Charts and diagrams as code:
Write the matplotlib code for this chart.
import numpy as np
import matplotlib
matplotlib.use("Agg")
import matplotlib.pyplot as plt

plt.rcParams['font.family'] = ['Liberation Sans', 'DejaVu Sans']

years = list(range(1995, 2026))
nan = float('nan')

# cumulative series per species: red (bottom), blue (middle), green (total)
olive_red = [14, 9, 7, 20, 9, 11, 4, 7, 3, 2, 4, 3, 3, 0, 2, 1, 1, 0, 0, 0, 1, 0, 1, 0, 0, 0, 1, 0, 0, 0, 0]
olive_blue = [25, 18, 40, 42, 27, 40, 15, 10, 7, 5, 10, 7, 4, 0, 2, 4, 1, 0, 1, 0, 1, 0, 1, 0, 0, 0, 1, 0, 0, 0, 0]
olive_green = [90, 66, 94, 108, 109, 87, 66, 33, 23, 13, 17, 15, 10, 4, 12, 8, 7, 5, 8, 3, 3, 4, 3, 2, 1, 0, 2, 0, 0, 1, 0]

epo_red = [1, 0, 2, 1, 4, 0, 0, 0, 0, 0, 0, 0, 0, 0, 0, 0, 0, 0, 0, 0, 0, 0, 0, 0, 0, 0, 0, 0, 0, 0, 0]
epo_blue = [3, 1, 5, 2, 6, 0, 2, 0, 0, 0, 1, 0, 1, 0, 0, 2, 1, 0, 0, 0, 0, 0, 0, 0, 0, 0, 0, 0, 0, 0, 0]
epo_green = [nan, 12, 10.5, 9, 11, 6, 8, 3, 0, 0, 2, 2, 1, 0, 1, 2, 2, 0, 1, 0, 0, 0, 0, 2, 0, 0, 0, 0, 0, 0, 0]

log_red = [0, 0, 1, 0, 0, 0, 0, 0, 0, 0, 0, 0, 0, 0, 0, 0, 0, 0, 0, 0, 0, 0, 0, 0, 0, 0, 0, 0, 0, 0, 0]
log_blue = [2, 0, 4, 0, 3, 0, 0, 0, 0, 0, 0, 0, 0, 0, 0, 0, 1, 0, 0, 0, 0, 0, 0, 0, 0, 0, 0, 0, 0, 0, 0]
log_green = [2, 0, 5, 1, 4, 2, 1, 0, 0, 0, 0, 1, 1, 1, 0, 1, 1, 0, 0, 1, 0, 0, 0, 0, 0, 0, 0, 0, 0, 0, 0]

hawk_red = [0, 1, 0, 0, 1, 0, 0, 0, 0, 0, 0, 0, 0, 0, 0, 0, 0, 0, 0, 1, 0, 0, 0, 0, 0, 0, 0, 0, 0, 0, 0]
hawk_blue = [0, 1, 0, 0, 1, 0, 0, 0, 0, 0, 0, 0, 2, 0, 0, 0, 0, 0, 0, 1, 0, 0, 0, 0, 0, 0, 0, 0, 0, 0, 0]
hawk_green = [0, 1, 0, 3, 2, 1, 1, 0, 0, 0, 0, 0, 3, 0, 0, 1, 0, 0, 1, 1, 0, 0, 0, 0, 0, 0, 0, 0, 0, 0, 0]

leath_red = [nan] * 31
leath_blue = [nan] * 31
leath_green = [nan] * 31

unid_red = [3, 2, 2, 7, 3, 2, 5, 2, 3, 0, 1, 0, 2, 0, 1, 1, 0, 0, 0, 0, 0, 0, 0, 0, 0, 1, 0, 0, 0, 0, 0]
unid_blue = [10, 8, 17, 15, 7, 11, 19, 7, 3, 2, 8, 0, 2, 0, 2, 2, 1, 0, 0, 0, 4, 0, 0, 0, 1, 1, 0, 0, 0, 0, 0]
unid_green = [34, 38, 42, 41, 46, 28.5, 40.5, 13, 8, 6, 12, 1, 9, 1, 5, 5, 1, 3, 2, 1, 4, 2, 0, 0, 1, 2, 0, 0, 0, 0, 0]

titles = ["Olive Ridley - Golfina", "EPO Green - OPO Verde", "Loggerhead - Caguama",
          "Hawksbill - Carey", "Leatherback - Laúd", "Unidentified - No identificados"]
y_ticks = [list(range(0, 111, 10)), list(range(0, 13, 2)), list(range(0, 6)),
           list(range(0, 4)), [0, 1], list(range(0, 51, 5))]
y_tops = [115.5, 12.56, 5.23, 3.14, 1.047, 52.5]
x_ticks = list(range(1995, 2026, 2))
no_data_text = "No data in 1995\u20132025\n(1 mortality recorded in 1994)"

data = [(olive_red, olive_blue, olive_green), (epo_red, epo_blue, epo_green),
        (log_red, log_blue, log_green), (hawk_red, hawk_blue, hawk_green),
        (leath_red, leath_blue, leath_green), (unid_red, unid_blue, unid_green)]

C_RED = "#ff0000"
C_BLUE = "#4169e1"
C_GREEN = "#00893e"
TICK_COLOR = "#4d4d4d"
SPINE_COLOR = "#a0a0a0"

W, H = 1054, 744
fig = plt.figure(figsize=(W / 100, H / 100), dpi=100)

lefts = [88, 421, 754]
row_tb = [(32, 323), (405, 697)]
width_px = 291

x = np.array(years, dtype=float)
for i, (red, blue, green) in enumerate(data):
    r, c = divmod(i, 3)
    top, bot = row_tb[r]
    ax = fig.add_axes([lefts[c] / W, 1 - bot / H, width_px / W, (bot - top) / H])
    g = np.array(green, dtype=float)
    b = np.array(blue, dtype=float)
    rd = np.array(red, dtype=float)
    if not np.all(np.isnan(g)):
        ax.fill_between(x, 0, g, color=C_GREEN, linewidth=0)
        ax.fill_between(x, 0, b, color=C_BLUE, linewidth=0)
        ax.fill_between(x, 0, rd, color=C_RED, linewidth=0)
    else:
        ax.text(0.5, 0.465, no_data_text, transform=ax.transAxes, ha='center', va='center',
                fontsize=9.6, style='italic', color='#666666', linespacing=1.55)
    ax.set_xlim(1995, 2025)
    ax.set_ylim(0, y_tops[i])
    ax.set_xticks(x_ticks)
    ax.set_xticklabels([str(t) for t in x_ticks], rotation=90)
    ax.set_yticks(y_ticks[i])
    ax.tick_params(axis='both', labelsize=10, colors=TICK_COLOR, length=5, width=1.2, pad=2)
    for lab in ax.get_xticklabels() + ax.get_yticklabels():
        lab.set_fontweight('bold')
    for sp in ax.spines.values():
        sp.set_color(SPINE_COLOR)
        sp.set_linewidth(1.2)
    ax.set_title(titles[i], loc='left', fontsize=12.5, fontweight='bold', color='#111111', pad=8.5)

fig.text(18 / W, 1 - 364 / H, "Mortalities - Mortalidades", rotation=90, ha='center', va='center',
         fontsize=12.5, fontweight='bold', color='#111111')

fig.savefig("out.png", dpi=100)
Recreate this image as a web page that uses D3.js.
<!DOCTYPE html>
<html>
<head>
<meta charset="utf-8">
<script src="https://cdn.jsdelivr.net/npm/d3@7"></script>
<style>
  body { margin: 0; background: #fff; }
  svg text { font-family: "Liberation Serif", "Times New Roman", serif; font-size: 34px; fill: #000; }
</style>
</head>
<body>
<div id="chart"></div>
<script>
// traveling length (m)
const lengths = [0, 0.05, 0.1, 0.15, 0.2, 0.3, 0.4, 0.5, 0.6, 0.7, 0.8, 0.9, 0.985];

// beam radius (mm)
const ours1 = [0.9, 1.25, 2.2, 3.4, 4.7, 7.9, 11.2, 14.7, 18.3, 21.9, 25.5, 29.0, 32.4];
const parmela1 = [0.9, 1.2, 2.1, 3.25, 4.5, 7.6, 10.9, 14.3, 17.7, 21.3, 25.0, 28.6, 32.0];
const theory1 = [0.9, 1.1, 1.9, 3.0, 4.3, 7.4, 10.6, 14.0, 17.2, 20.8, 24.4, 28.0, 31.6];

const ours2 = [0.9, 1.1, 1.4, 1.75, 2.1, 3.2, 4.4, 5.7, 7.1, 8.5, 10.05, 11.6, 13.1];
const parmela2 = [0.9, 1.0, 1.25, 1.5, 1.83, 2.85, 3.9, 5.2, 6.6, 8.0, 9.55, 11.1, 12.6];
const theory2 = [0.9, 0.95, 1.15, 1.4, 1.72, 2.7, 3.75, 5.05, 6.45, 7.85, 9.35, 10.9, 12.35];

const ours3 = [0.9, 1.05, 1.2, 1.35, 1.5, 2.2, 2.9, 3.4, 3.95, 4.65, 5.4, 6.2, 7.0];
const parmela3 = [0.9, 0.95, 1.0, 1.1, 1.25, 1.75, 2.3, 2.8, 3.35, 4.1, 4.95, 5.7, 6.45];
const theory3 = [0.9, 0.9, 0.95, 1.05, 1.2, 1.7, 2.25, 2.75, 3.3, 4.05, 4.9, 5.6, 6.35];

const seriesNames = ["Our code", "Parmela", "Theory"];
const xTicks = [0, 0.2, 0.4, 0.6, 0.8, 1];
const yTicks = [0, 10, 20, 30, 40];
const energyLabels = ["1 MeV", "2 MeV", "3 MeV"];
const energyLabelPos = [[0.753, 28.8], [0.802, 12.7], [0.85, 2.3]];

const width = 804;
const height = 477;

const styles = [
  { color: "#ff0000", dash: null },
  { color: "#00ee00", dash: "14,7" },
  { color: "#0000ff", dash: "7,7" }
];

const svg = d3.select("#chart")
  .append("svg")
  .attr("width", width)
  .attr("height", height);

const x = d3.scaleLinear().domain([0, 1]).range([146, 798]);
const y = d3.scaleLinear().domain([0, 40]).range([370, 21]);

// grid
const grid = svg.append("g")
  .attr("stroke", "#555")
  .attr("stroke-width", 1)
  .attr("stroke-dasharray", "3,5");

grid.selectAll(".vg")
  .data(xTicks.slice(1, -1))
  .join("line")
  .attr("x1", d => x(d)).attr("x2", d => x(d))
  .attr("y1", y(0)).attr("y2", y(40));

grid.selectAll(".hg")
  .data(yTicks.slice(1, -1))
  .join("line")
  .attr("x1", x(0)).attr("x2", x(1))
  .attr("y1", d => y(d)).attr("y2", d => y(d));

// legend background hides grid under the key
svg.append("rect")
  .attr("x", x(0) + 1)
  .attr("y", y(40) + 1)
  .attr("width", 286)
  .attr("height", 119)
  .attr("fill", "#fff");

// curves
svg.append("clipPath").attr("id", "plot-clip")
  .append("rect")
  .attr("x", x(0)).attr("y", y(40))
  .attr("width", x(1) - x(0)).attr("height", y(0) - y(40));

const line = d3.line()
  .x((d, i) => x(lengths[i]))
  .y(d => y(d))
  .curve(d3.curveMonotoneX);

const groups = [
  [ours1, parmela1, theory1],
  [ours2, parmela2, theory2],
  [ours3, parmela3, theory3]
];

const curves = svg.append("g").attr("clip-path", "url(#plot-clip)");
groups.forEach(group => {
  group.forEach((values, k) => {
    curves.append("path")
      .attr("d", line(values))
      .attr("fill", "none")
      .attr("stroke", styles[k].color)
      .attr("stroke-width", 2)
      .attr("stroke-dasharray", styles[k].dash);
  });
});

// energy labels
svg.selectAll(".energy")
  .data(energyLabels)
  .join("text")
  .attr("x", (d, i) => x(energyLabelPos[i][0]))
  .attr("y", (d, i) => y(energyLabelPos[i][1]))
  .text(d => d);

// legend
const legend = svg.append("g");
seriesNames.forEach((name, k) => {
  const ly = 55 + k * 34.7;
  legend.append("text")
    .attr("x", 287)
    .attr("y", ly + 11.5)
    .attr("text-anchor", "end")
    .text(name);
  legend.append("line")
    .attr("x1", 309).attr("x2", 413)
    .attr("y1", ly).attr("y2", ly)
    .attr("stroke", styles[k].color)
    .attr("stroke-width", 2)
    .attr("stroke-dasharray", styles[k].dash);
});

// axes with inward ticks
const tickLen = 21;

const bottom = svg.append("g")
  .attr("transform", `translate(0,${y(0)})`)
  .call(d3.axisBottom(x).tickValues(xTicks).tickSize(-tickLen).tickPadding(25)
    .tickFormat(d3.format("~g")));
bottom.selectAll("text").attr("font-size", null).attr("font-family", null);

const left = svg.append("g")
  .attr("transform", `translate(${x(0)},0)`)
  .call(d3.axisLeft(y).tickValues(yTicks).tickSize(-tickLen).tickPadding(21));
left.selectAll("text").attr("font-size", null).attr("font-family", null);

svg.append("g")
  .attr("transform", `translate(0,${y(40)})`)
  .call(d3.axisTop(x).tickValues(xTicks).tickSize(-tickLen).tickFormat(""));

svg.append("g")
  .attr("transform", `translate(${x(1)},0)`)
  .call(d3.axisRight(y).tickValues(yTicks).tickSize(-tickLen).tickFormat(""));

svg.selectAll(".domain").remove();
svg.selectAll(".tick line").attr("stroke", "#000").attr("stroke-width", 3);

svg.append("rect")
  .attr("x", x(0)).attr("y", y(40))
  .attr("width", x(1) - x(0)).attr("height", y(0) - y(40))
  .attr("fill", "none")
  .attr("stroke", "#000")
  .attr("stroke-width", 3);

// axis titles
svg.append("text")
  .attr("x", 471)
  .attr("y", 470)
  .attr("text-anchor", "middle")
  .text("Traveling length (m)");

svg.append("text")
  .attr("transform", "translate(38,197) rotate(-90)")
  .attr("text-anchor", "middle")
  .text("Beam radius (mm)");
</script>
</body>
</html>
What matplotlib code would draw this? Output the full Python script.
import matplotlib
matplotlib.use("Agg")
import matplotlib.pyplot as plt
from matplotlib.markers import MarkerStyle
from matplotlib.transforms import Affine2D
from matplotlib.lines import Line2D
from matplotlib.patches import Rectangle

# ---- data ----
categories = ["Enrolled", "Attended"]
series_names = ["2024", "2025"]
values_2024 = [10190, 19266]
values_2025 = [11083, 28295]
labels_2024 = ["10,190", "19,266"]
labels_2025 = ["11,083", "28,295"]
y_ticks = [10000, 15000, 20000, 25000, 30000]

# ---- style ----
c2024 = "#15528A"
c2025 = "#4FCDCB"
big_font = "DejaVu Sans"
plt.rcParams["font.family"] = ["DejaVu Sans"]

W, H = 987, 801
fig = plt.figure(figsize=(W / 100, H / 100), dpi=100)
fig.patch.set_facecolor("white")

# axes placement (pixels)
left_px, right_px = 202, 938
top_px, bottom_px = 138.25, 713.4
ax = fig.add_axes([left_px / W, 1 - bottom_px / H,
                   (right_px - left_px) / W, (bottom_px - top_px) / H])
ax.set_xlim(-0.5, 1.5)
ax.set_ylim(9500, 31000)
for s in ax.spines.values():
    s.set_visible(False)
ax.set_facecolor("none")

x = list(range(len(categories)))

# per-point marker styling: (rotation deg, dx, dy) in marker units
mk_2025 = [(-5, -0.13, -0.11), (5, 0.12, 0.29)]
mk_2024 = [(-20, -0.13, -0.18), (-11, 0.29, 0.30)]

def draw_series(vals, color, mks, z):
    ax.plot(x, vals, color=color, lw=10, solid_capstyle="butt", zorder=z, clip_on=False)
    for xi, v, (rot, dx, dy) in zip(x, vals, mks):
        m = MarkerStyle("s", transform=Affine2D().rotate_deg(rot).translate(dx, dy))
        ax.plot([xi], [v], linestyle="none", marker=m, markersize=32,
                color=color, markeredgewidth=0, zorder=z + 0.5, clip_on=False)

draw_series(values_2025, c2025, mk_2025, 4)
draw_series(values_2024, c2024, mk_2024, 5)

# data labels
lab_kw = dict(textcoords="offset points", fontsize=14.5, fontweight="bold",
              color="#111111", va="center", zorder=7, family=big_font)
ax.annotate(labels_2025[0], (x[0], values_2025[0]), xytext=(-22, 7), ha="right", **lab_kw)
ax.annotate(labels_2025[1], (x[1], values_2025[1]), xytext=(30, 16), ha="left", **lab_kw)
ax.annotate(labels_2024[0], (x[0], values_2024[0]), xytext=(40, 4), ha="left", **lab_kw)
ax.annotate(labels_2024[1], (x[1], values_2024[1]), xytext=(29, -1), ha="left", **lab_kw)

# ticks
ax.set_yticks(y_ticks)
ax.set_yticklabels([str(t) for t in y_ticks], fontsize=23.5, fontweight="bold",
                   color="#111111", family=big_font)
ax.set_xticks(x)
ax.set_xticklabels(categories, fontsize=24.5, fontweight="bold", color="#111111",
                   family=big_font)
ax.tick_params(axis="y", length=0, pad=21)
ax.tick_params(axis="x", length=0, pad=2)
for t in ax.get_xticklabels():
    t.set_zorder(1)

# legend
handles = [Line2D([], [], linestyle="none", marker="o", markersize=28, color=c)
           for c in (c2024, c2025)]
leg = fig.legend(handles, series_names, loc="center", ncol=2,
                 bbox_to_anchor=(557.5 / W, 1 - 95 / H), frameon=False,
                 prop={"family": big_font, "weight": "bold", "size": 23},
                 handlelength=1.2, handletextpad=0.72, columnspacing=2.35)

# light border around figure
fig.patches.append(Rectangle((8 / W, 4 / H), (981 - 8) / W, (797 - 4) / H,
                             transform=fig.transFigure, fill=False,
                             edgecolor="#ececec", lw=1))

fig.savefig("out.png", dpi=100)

EXERCISE REQUIREMENTS> Reproduce exactly the lines from the beginning of the entries above up to and including the line that contains "nan = float('nan')".

ANSWER BELOW>
Write the matplotlib code for this chart.
import numpy as np
import matplotlib
matplotlib.use("Agg")
import matplotlib.pyplot as plt

plt.rcParams['font.family'] = ['Liberation Sans', 'DejaVu Sans']

years = list(range(1995, 2026))
nan = float('nan')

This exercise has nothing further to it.